Jang Yeonjeong
Artist Statement:
My practice explores the notion of the digital sublime through speculative botanical forms that exist beyond natural ecology. Rather than representing nature I construct environments where organic logic remains but biological function has ceased. What appears as flora is not alive not growing, and not decaying—it is a residual structure suspended in a state of continuous presence.
Digital Sublime Flora is an ongoing series that investigates how form, rhythm, and sensation persist after systems of life collapse or become obsolete. These works do not depict plants as symbols of vitality or regeneration. Instead, they examine what remains when nature is translated into data: surface without metabolism movement without evolution and complexity without hierarchy.

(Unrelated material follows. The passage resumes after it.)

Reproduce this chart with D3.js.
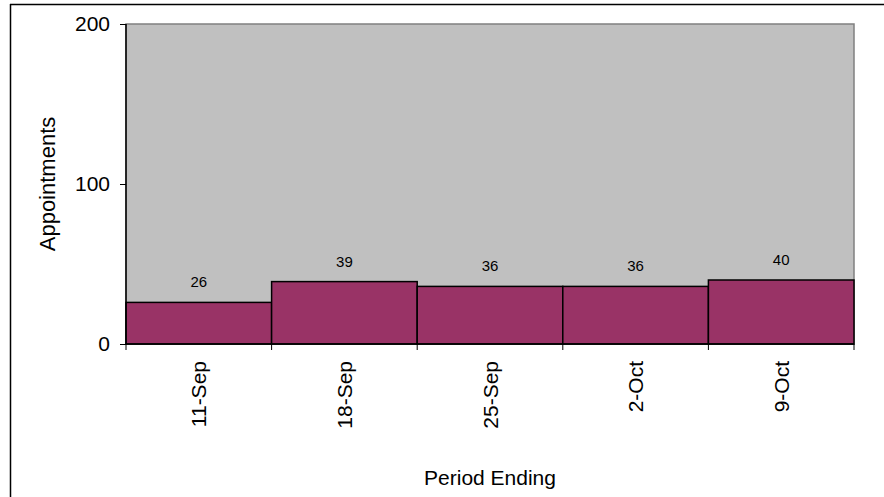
<!DOCTYPE html>
<html>
<head>
<meta charset="utf-8">
<script src="https://cdn.jsdelivr.net/npm/d3@7"></script>
<style>
  html, body { margin: 0; padding: 0; background: #fff; }
  svg { display: block; font-family: "Liberation Sans", Arial, sans-serif; }
</style>
</head>
<body>
<svg id="chart" width="884" height="497"></svg>
<script>
// Weekly appointment counts
const periods = ["11-Sep", "18-Sep", "25-Sep", "2-Oct", "9-Oct"];
const appointments = [26, 39, 36, 36, 40];
const yTicks = [0, 100, 200];

const svg = d3.select("#chart");
const W = 884, H = 497;
const plot = { left: 126, top: 24, right: 854, bottom: 344 };
const labelSize = 21;

// outer frame (top and left edges)
svg.append("line").attr("x1", 10).attr("x2", W).attr("y1", 4.5).attr("y2", 4.5)
  .attr("stroke", "#000").attr("stroke-width", 1.5);
svg.append("line").attr("x1", 10.5).attr("x2", 10.5).attr("y1", 4).attr("y2", H)
  .attr("stroke", "#000").attr("stroke-width", 1.5);

const x = d3.scaleBand().domain(periods).range([plot.left, plot.right]).paddingInner(0).paddingOuter(0);
const y = d3.scaleLinear().domain([0, 200]).range([plot.bottom, plot.top]);

// plot background
svg.append("rect")
  .attr("x", plot.left).attr("y", plot.top)
  .attr("width", plot.right - plot.left).attr("height", plot.bottom - plot.top)
  .attr("fill", "#c0c0c0").attr("stroke", "#808080").attr("stroke-width", 1.5);

// bars
svg.selectAll("rect.bar").data(appointments).enter().append("rect")
  .attr("class", "bar")
  .attr("x", (d, i) => x(periods[i]))
  .attr("y", d => y(d))
  .attr("width", x.bandwidth())
  .attr("height", d => y(0) - y(d))
  .attr("fill", "#993366").attr("stroke", "#000").attr("stroke-width", 1.5);

// value labels
svg.selectAll("text.val").data(appointments).enter().append("text")
  .attr("class", "val")
  .attr("x", (d, i) => x(periods[i]) + x.bandwidth() / 2)
  .attr("y", d => y(d) - 15)
  .attr("text-anchor", "middle")
  .attr("font-size", 15).attr("fill", "#000")
  .text(d => d);

// y axis
const yAxis = d3.axisLeft(y).tickValues(yTicks).tickSize(6).tickPadding(10);
const gy = svg.append("g").attr("transform", `translate(${plot.left},0)`).call(yAxis);
gy.select(".domain").attr("stroke", "#000").attr("stroke-width", 1.5).attr("d", `M0,${plot.top}V${plot.bottom}`);
gy.selectAll(".tick line").attr("stroke", "#000");
gy.selectAll(".tick text").attr("font-size", labelSize).attr("font-family", "Liberation Sans, Arial, sans-serif").attr("fill", "#000");

// x axis: ticks at category boundaries
const gx = svg.append("g").attr("transform", `translate(0,${plot.bottom})`);
gx.append("line").attr("x1", plot.left).attr("x2", plot.right).attr("y1", 0).attr("y2", 0)
  .attr("stroke", "#000").attr("stroke-width", 1.5);
const bounds = periods.map(p => x(p)).concat([x(periods[periods.length - 1]) + x.bandwidth()]);
gx.selectAll("line.tk").data(bounds).enter().append("line")
  .attr("class", "tk")
  .attr("x1", d => d).attr("x2", d => d).attr("y1", 0).attr("y2", 6)
  .attr("stroke", "#000").attr("stroke-width", 1);
gx.selectAll("text.lbl").data(periods).enter().append("text")
  .attr("class", "lbl")
  .attr("transform", d => `translate(${x(d) + x.bandwidth() / 2 + 0.36 * labelSize},${17}) rotate(-90)`)
  .attr("text-anchor", "end")
  .attr("font-size", labelSize).attr("fill", "#000")
  .text(d => d);

// axis titles
svg.append("text")
  .attr("x", (plot.left + plot.right) / 2).attr("y", 485)
  .attr("text-anchor", "middle").attr("font-size", labelSize).attr("fill", "#000")
  .text("Period Ending");
svg.append("text")
  .attr("transform", `translate(55,${(plot.top + plot.bottom) / 2}) rotate(-90)`)
  .attr("text-anchor", "middle").attr("font-size", 22).attr("fill", "#000")
  .text("Appointments");
</script>
</body>
</html>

Using generative processes and computational motion, I build digital organisms that reject narrative progression. There is no blooming, no climax, and no resolution. Motion functions as subtle vibration rather than transformation—suggesting endurance rather than growth. Each form exists autonomously, yet within a shared spatial field where no single element dominates. This suspended equilibrium invites prolonged attention, encouraging viewers to remain within the work rather than move through it.

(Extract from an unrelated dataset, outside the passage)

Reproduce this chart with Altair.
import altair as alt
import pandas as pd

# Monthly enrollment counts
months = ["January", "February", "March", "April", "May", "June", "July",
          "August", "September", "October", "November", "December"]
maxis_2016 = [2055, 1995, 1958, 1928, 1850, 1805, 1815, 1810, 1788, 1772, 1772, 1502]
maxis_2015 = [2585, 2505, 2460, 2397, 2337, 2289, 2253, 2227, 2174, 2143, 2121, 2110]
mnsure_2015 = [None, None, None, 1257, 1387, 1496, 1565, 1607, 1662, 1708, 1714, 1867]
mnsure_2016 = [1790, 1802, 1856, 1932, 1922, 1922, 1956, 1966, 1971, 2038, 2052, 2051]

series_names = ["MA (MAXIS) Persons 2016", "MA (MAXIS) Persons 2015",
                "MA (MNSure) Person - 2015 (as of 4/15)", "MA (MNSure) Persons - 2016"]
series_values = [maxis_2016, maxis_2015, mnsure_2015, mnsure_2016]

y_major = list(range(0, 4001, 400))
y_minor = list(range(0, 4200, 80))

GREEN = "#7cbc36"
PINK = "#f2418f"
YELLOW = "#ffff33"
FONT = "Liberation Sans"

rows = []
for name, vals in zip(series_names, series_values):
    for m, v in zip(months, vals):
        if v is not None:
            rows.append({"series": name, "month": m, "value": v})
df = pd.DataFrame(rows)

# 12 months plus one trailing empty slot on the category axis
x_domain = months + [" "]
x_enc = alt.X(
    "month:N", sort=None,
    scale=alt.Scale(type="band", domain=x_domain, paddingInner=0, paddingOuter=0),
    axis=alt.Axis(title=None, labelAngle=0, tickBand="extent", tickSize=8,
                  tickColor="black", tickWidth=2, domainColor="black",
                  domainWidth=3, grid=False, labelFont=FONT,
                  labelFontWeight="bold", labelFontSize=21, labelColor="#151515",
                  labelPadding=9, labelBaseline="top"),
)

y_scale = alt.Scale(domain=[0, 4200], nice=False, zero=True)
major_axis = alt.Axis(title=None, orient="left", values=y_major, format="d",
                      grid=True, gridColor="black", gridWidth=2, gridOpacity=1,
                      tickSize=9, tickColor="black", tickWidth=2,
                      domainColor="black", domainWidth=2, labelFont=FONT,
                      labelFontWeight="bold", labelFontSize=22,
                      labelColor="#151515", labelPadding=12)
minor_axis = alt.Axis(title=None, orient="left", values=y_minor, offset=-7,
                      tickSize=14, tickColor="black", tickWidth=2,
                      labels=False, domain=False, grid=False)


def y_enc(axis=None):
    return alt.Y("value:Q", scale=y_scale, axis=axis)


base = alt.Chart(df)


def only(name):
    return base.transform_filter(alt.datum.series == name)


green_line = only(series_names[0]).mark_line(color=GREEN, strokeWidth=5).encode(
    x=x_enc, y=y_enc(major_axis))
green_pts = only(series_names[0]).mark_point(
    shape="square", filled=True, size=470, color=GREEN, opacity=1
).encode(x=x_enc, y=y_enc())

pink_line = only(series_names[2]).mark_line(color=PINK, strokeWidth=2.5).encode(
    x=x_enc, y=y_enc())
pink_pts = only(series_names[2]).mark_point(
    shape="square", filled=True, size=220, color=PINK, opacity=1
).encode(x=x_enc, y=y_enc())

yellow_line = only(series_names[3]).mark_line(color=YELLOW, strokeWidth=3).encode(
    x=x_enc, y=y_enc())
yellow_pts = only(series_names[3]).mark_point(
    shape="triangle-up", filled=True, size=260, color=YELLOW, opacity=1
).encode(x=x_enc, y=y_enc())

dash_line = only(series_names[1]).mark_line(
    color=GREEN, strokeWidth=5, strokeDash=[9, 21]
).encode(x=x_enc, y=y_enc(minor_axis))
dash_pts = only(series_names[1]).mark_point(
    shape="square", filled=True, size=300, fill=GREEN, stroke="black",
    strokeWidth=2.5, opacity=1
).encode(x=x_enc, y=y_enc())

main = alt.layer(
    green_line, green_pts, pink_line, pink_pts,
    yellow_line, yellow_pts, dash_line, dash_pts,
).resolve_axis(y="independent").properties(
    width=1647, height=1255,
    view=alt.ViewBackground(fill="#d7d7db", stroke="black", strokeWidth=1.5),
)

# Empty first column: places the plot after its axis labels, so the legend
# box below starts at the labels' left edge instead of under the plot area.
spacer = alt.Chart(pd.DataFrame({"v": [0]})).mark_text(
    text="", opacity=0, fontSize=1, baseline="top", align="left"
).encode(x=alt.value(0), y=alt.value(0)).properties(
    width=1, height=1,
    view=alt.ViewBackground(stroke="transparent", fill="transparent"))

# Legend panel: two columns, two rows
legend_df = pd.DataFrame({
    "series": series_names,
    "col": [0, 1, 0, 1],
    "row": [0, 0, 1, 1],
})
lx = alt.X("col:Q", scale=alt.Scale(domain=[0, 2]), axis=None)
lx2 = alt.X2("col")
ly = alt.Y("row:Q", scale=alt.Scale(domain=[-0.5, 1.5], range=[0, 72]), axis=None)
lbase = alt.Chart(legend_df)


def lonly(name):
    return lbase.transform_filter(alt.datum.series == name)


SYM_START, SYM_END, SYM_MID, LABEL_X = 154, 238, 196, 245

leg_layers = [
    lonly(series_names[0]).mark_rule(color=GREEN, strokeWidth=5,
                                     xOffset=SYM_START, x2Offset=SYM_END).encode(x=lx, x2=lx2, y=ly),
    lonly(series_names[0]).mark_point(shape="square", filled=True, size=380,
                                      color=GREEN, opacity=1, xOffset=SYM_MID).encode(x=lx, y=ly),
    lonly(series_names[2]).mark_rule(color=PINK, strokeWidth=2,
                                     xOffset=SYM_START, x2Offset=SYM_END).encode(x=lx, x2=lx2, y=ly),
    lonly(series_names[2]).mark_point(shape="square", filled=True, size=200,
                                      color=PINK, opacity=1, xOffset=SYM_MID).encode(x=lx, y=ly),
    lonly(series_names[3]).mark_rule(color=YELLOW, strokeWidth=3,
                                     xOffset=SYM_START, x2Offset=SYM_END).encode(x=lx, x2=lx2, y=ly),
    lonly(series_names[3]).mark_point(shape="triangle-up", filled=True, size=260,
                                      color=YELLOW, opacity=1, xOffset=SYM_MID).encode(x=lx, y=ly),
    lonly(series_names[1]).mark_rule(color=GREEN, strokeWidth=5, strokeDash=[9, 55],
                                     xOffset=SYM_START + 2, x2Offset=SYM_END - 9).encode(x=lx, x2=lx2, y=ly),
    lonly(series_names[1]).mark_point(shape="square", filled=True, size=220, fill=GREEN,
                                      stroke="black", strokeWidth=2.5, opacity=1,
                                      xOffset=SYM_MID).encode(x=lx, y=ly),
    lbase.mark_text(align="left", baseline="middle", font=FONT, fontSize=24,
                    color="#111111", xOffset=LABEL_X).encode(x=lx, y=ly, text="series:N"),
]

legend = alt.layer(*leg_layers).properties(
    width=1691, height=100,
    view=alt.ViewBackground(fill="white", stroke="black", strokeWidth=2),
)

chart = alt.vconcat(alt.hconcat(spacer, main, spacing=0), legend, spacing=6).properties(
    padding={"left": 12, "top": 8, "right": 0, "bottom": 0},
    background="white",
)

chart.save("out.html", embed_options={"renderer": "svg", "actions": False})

The aesthetic language of my work draws from scientific imaging, archival systems, and the visual logic of digital simulation. Translucent membranes, filament-like structures, and particle-based surfaces recall biological detail, while simultaneously revealing their artificial construction. These forms behave as digital specimens—archived not to preserve life, but to document its afterimage.
Video is a crucial medium in this practice. Time is not used to advance a story, but to hold a condition. Through slow temporal shifts and continuous motion the work becomes spatial rather than narrative allowing it to function as an immersive visual field suitable for large-scale screens and architectural contexts.
At its core, my practice asks how we perceive sublimity in an era where nature is no longer untouched, and where digital systems increasingly mediate our experience of the organic world. Digital Sublime Flora proposes a quiet restrained form of sublimity—one rooted not in spectacle but in sustained presence, stillness, and the tension between memory and simulation.